McTiVia Wants To Give Australians Hulu, Netflix

McTiVia, a new set-top box now on sale in Harvey Norman stores, is looking to take the world of computer screen sharing and VPN geo-location tricks and make them as casual as using any other standard set-top box. With drawcards like easy access to Hulu and Netflix and an easily portable form-factor, McTiVia is hard to ignore.

McTiVia is Mac and Windows friendly (starting life as a Mac product and then widening to include the world of Windows) and the box itself is all about the screensharing. Install the software on your PC and connect the McTiVia to your TV via HDMI. The McTiVia can run over Ethernet or Wi-Fi (.11n), and it can also run as a separate access point to give a clean, unshared wireless connection to ensure high-quality throughput.

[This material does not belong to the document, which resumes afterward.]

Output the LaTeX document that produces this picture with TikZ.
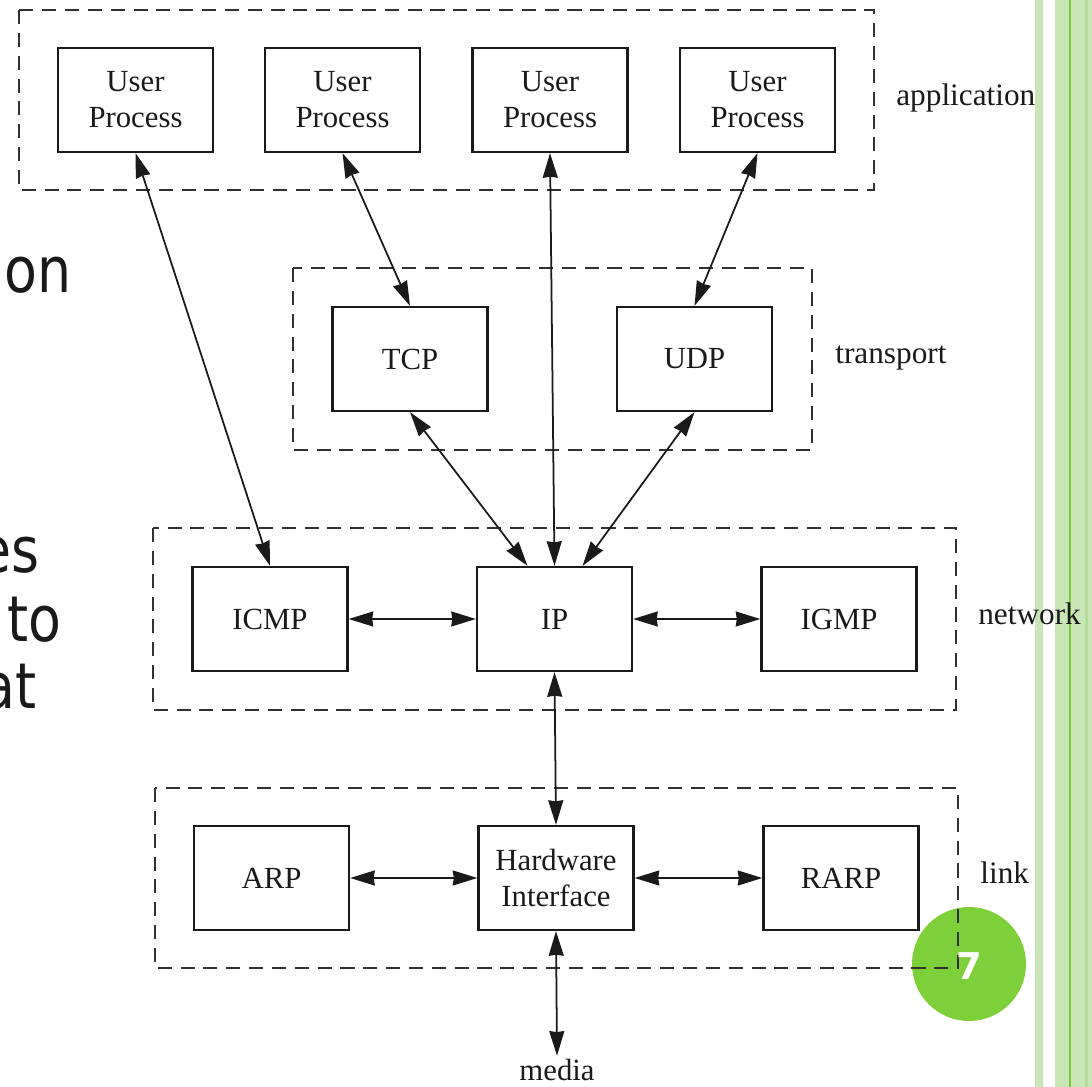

While McTiVia is promoting its VPN credentials, the service is actually supplied by VPN-S as a free 30-day trial. Ongoing service is charged at $9.95 per month. The VPN service is installed and run on your PC like any other software.

And this is the interesting point with McTiVia. It's actually not all that new in principle. It's not anything that someone who knows what they're doing hasn't hacked together before. But in practical terms it cuts away a lot of the fuss and makes it fairly simple to get your computer screen onto your TV.

From there you get access to the full decoding power of your desktop. Silverlight playback? Check. Latest Flash? Check. Any video format? Check. Running 720p over wireless, the compression is visible. But if you're looking for perfect performance you can go wired to up the quality.

The McTiVia runs in one of two modes. Video mode adds a three second buffer to smooth the video experience. Application mode delivers real-time interface for better control of the computer system.

There are also McTiVia apps for iPhone, Android, and Blackberry. iPhone and Android are limited right now, but Blackberry can apparently play back any content. There's also a Cydia app available for streaming anything at all from your iPhone to your TV.

The biggest oversight is no controller at all will be included in the box. You can plug in any wired or wireless USB mouse and/or keyboard to control your computer through the McTiVia. Or you will soon be able to purchase a special controller that is a clever keyboard/mouse combo that looks like a standard IR remote. But nothing at all packed in? Seems like a hurdle for a device that is all about taking away the hurdles.

This is a fascinating product that will be interesting to watch in the market. It's trying to take more technical home streaming concepts and make them mainstream. Will it work? The team selling McTiVia into Australia were the guys behind taking Topfield and making it the biggest DVR in the local market, so they know how to sell set-top boxes.

The McTiVia is selling for $299, putting it in the same territory as the Boxee Box and new Smart TV boxes like the LG ST600.